* Source code of charts *

○ ○ ○

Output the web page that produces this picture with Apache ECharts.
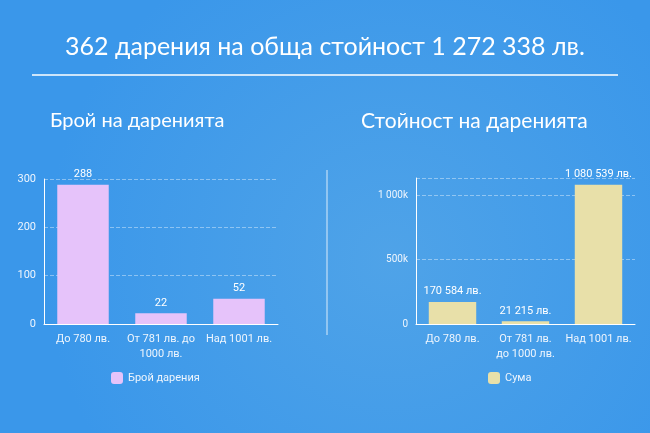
<!DOCTYPE html>
<html>
<head>
    <meta charset="utf-8">
    <script src="https://cdn.jsdelivr.net/npm/echarts@6/dist/echarts.min.js"></script>
    <style>body{margin:0;background:#3f9be8}</style>
</head>
<body>
<div id="main" style="width: 650px;height:433px;"></div>
</body>
<script>
    var categories = ['До 780 лв.', 'От 781 лв. до\n1000 лв.', 'Над 1001 лв.'];
    var categoriesRight = ['До 780 лв.', 'От 781 лв.\nдо 1000 лв.', 'Над 1001 лв.'];
    var countValues = [288, 22, 52];
    var sumValues = [170584, 21215, 1080539];

    var myChart = echarts.init(document.getElementById('main'));

    function spaced(v) {
        return String(v).replace(/\B(?=(\d{3})+(?!\d))/g, ' ');
    }
    var axisText = { color: '#eef5fd', fontSize: 11, fontFamily: 'Roboto' };

    option = {
        backgroundColor: {
            type: 'radial', x: 0.6, y: 0.6, r: 0.8,
            colorStops: [{ offset: 0, color: '#4fa3e8' }, { offset: 1, color: '#3a97ea' }]
        },
        animation: false,
        title: [
            { text: '362 дарения на обща стойност 1 272 338 лв.', left: 'center', top: 29,
              textStyle: { color: '#fff', fontSize: 25, fontWeight: 'normal', fontFamily: 'Lato' } },
            { text: 'Брой на даренията', left: 45, top: 106,
              textStyle: { color: '#fff', fontSize: 20, fontWeight: 'normal', fontFamily: 'Lato' } },
            { text: 'Стойност на даренията', left: 356, top: 106,
              textStyle: { color: '#fff', fontSize: 21, fontWeight: 'normal', fontFamily: 'Lato' } }
        ],
        graphic: [
            { type: 'line', shape: { x1: 32, y1: 75, x2: 618, y2: 75 }, style: { stroke: '#ffffff', lineWidth: 1.5 } },
            { type: 'line', shape: { x1: 327, y1: 170, x2: 327, y2: 335 }, style: { stroke: 'rgba(255,255,255,0.8)', lineWidth: 1 } }
        ],
        legend: [
            { data: ['Брой дарения'], left: 106, top: 367, itemWidth: 12, itemHeight: 12,
              textStyle: { color: '#eef5fd', fontSize: 11, fontFamily: 'Roboto' } },
            { data: ['Сума'], left: 483, top: 367, itemWidth: 12, itemHeight: 12,
              textStyle: { color: '#eef5fd', fontSize: 11, fontFamily: 'Roboto' } }
        ],
        grid: [
            { left: 44, top: 179, width: 234, height: 145 },
            { left: 416, top: 178, width: 219, height: 146 }
        ],
        xAxis: [
            { type: 'category', gridIndex: 0, data: categories,
              axisLine: { lineStyle: { color: '#fff' } }, axisTick: { show: false },
              axisLabel: Object.assign({ interval: 0, lineHeight: 15 }, axisText) },
            { type: 'category', gridIndex: 1, data: categoriesRight,
              axisLine: { lineStyle: { color: '#fff' } }, axisTick: { show: false },
              axisLabel: Object.assign({ interval: 0, lineHeight: 15 }, axisText) }
        ],
        yAxis: [
            { type: 'value', gridIndex: 0, min: 0, max: 300, interval: 100,
              axisLine: { show: true, lineStyle: { color: '#fff' } },
              splitLine: { lineStyle: { type: 'dashed', color: 'rgba(255,255,255,0.4)' } },
              axisLabel: axisText },
            { type: 'value', gridIndex: 1, min: 0, max: 1132000, interval: 500000,
              axisLine: { show: true, lineStyle: { color: '#fff' } },
              splitLine: { lineStyle: { type: 'dashed', color: 'rgba(255,255,255,0.4)' } },
              axisLabel: Object.assign({}, axisText, { showMaxLabel: false, fontSize: 10,
                  formatter: function (v) { return v === 0 ? '0' : spaced(v / 1000) + 'k'; } }) }
        ],
        series: [
            { name: 'Брой дарения', type: 'bar', xAxisIndex: 0, yAxisIndex: 0, data: countValues,
              barWidth: '66%', itemStyle: { color: '#e6c3fa' },
              label: { show: true, position: 'top', color: '#fff', fontSize: 11, fontFamily: 'Roboto' } },
            { name: 'Сума', type: 'bar', xAxisIndex: 1, yAxisIndex: 1, data: sumValues,
              barWidth: '65%', itemStyle: { color: '#e8e0a9' },
              label: { show: true, position: 'top', color: '#fff', fontSize: 11, fontFamily: 'Roboto',
                  formatter: function (p) { return spaced(p.value) + ' лв.'; } } }
        ]
    };
    myChart.setOption(option);
</script>
</html>
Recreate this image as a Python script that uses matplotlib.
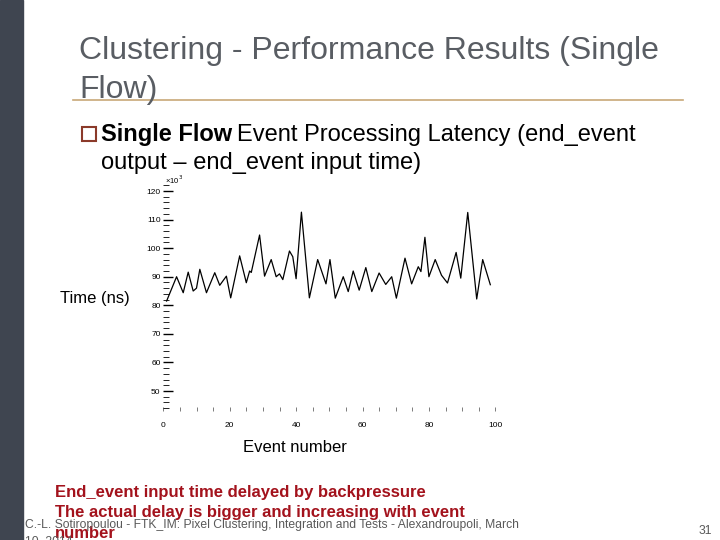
import matplotlib
matplotlib.use("Agg")
import matplotlib.pyplot as plt
from matplotlib.patches import Rectangle
from matplotlib.ticker import MultipleLocator

plt.rcParams["font.family"] = ["Liberation Sans", "DejaVu Sans"]

# Event processing latency, in units of 10^3 ns
event_number = [1, 4, 6, 7.5, 9, 10, 11, 13, 15.5, 17,
                19, 20.3, 23, 25, 26, 26.5, 29, 30.5, 32.5, 34,
                35, 36, 38, 39, 40, 41.6, 44, 46.5, 49, 50.2,
                51.8, 54.2, 55.7, 57.2, 59, 61, 62.8, 65, 67, 68.8,
                70.2, 72.8, 74.8, 76.8, 77.6, 78.8, 80, 81.9, 83.8, 85.6,
                88.2, 89.6, 91.7, 94.4, 96.2, 98.5]
latency_k = [81.5, 90, 84.4, 91.6, 85, 86, 92.6, 84.4, 91.4, 87,
             90.2, 82.6, 97.3, 87.9, 92, 91.5, 104.6, 90.2, 96, 90,
             91, 89, 99, 97, 89.3, 112.6, 82.6, 96, 87.5, 96,
             82.5, 90, 84.8, 92, 85.3, 93.2, 84.8, 91.3, 87.3, 90,
             82.5, 96.5, 87.5, 93.5, 91.8, 103.8, 90, 96, 90.5, 87.8,
             98.5, 89.5, 112.5, 82.2, 96, 87.2]

x_ticks = [0, 20, 40, 60, 80, 100]
y_ticks = [50, 60, 70, 80, 90, 100, 110, 120]

W, H = 720, 540


def fx(x):
    return x / W


def fy(y):
    return 1 - y / H


fig = plt.figure(figsize=(7.2, 5.4), dpi=100)
fig.patch.set_facecolor("white")

# slide chrome
fig.patches.append(Rectangle((0, 0), fx(23), 1, transform=fig.transFigure,
                             color="#3f4550", zorder=0))
fig.add_artist(plt.Line2D([fx(73), fx(683)], [fy(99.5), fy(99.5)],
                          transform=fig.transFigure, color="#c8a878", lw=1.2))

title_color = "#595d63"
fig.text(fx(79), fy(59), "Clustering - Performance Results (Single",
         fontsize=23, color=title_color, va="baseline")
fig.text(fx(79), fy(98), "Flow)", fontsize=23, color=title_color, va="baseline")

fig.patches.append(Rectangle((fx(82), fy(141)), fx(14), 14 / H,
                             transform=fig.transFigure, fill=False,
                             edgecolor="#8b3a2a", lw=1.5))
bold = fig.text(fx(101), fy(141), "Single Flow", fontsize=17,
                fontweight="bold", color="black", va="baseline")
renderer = fig.canvas.get_renderer()
bold_end = bold.get_window_extent(renderer).x1
fig.text(fx(bold_end + 5), fy(141), "Event Processing Latency (end_event",
         fontsize=17, color="black", va="baseline")
fig.text(fx(101), fy(169), "output \u2013 end_event input time)",
         fontsize=17, color="black", va="baseline")

# the plot
ax = fig.add_axes([fx(163.3), fy(411), (495.3 - 163.3) / W, (411 - 185.3) / H])
ax.plot(event_number, latency_k, color="black", lw=0.9)
ax.set_xlim(0, 100)
ax.set_ylim(43, 122)
for s in ax.spines.values():
    s.set_visible(False)
ax.set_xticks(x_ticks)
ax.set_yticks(y_ticks)
ax.xaxis.set_minor_locator(MultipleLocator(5))
ax.yaxis.set_minor_locator(MultipleLocator(2))
ax.tick_params(axis="y", which="major", direction="in", length=7, width=1,
               labelsize=6, pad=2, colors="black")
ax.tick_params(axis="y", which="minor", direction="in", length=4, width=0.6,
               color="black")
ax.tick_params(axis="x", which="both", direction="in", length=3, width=0.6,
               labelsize=6, pad=8, color="#666666")
ax.text(0.6, 124.0, "\u00d710$^3$", fontsize=5.5, ha="left", va="center")
ax.patch.set_alpha(0)

fig.text(fx(60), fy(303), "Time (ns)", fontsize=12, color="black", va="baseline")
fig.text(fx(243), fy(452), "Event number", fontsize=12, color="black",
         va="baseline")

red = "#a3121c"
fig.text(fx(55), fy(497), "End_event input time delayed by backpressure",
         fontsize=12, fontweight="bold", color=red, va="baseline")
fig.text(fx(55), fy(517), "The actual delay is bigger and increasing with event",
         fontsize=12, fontweight="bold", color=red, va="baseline")
fig.text(fx(55), fy(538), "number", fontsize=12, fontweight="bold",
         color=red, va="baseline")

foot = "#595959"
fig.text(fx(25), fy(528),
         "C.-L. Sotiropoulou - FTK_IM: Pixel Clustering, Integration and Tests"
         " - Alexandroupoli, March", fontsize=8.7, color=foot, va="baseline")
fig.text(fx(25), fy(545), "10, 2014", fontsize=8.7, color=foot, va="baseline")
fig.text(fx(712), fy(534), "31", fontsize=8.7, color=foot, va="baseline",
         ha="right")

fig.savefig("out.png", dpi=100)
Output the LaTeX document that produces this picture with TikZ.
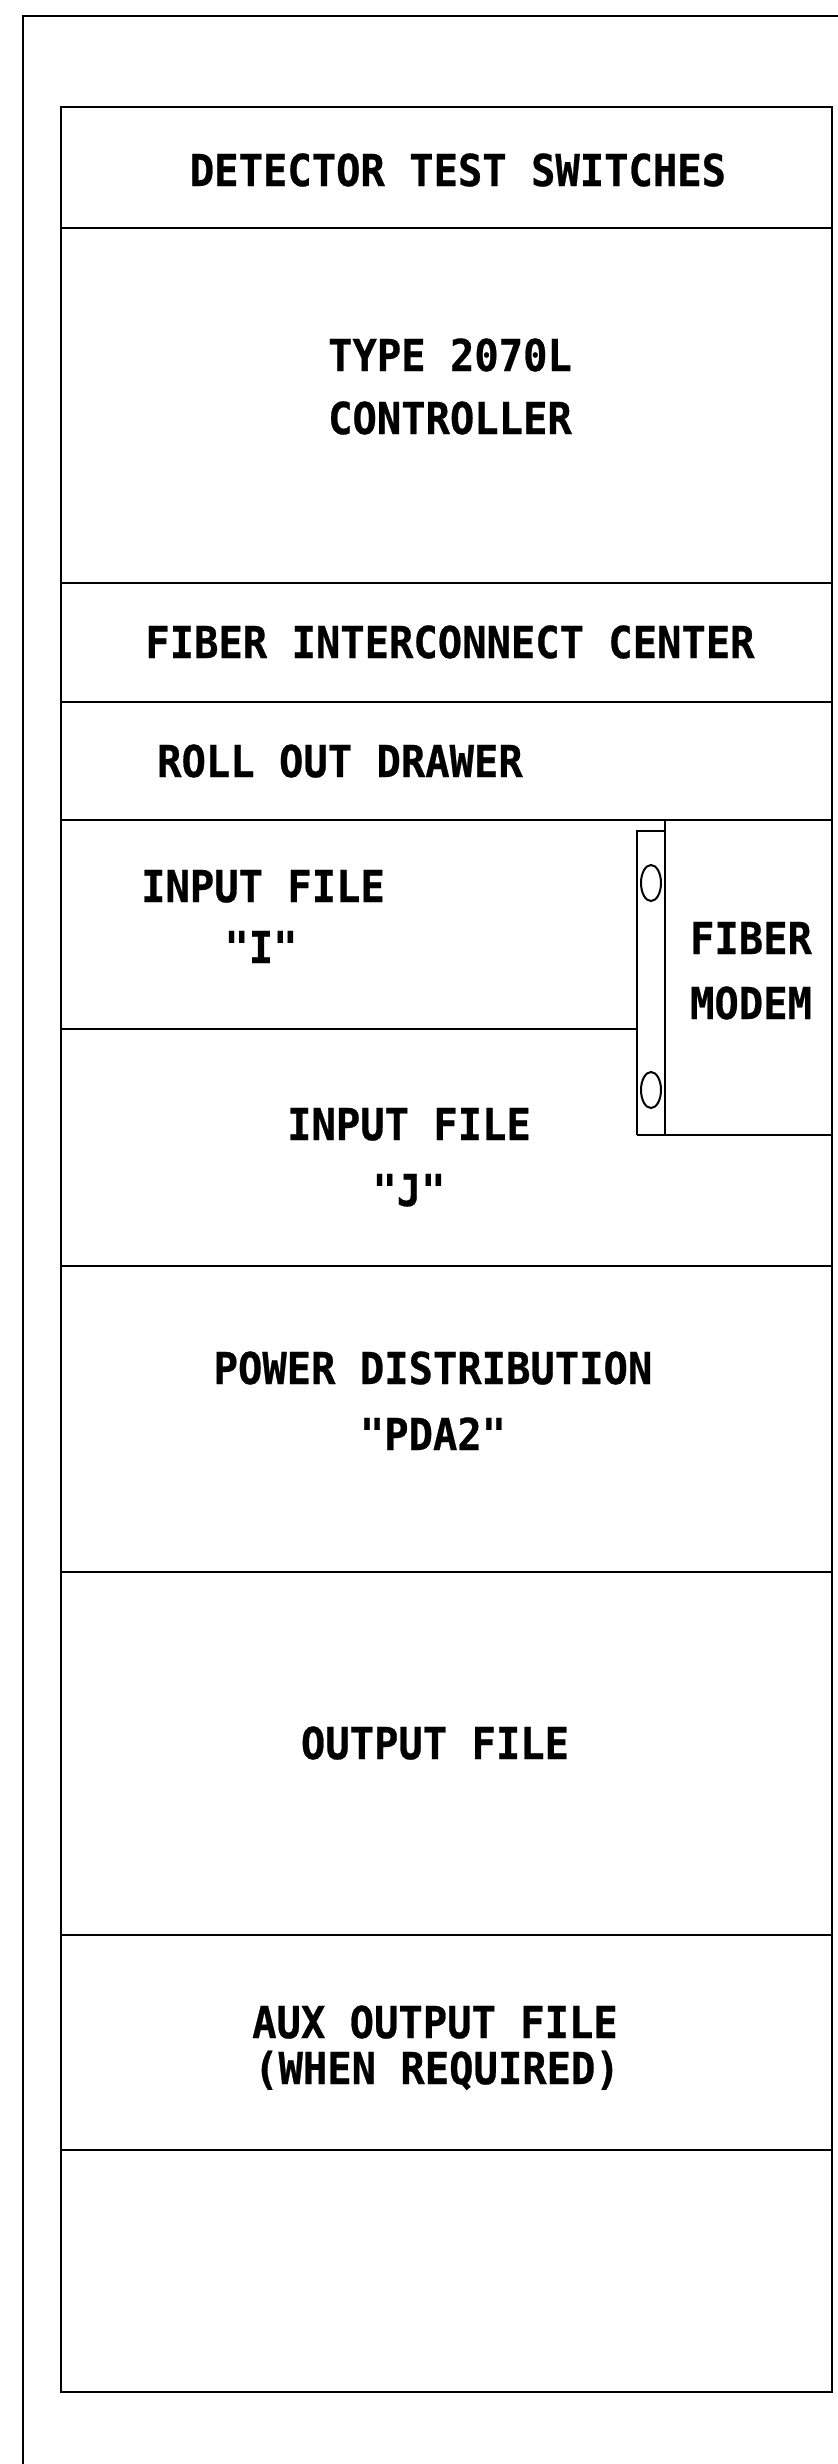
\documentclass[tikz,border=0pt]{standalone}
\usepackage{fontspec}
\newfontfamily\plotfont{DejaVu Sans Mono}[FakeStretch=0.92,BoldFeatures={FakeBold=0.6}]

\begin{document}
\begin{tikzpicture}[x=0.5pt,y=-0.5pt,line width=1.4pt,
    lbl/.style={anchor=base,inner sep=0pt,font=\plotfont\bfseries\fontsize{22}{26}\selectfont}]

\useasboundingbox (0,0) rectangle (837,2464);

% outer frame (runs off the sheet right and bottom)
\draw (23,2470) -- (23,16) -- (840,16);

% cabinet
\draw (61,107) rectangle (832,2392);

% shelf dividers
\foreach \y in {228,583,702,820,1266,1572,1935,2150}{
    \draw (61,\y) -- (832,\y);
}
\draw (61,1029) -- (637,1029);

% fiber modem and its mounting strip
\draw (637,1135) -- (637,831) -- (665,831);
\draw (665,820) -- (665,1135);
\draw (637,1135) -- (832,1135);
\foreach \y in {883,1090}{
    \draw[line width=1pt] (651,\y) ellipse (5pt and 9pt);
}

% labels
\node[lbl] (dts) at (458,186) {DETECTOR TEST SWITCHES};
\node[lbl] (type) at (450,371) {TYPE 2070L};
\node[lbl] (ctrl) at (450,434) {CONTROLLER};
\node[lbl] (fic) at (450,658) {FIBER INTERCONNECT CENTER};
\node[lbl] (rod) at (340,777) {ROLL OUT DRAWER};
\node[lbl] (inI) at (263,902) {INPUT FILE};
\node[lbl] (qI) at (261,963) {"I"};
\node[lbl] (fiber) at (751,954) {FIBER};
\node[lbl] (modem) at (751,1019) {MODEM};
\node[lbl] (inJ) at (409,1140) {INPUT FILE};
\node[lbl] (qJ) at (409,1206) {"J"};
\node[lbl] (pwr) at (433,1384) {POWER DISTRIBUTION};
\node[lbl] (pda) at (433,1450) {"PDA2"};
\node[lbl] (out) at (435,1759) {OUTPUT FILE};
\node[lbl] (aux) at (435,2038) {AUX OUTPUT FILE};
\node[lbl] (when) at (437,2084) {(WHEN REQUIRED)};

\end{tikzpicture}
\end{document}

○ ○ ○

* GIVEN INSTRUCTION *
Nothing but the lines from the one with "Recreate this image" through the one with "from matplotlib.ticker import MultipleLocator" is to be copied, exactly and ends included. Leave pictures out.

* TASK SOLUTION *
Recreate this image as a Python script that uses matplotlib.
import matplotlib
matplotlib.use("Agg")
import matplotlib.pyplot as plt
from matplotlib.patches import Rectangle
from matplotlib.ticker import MultipleLocator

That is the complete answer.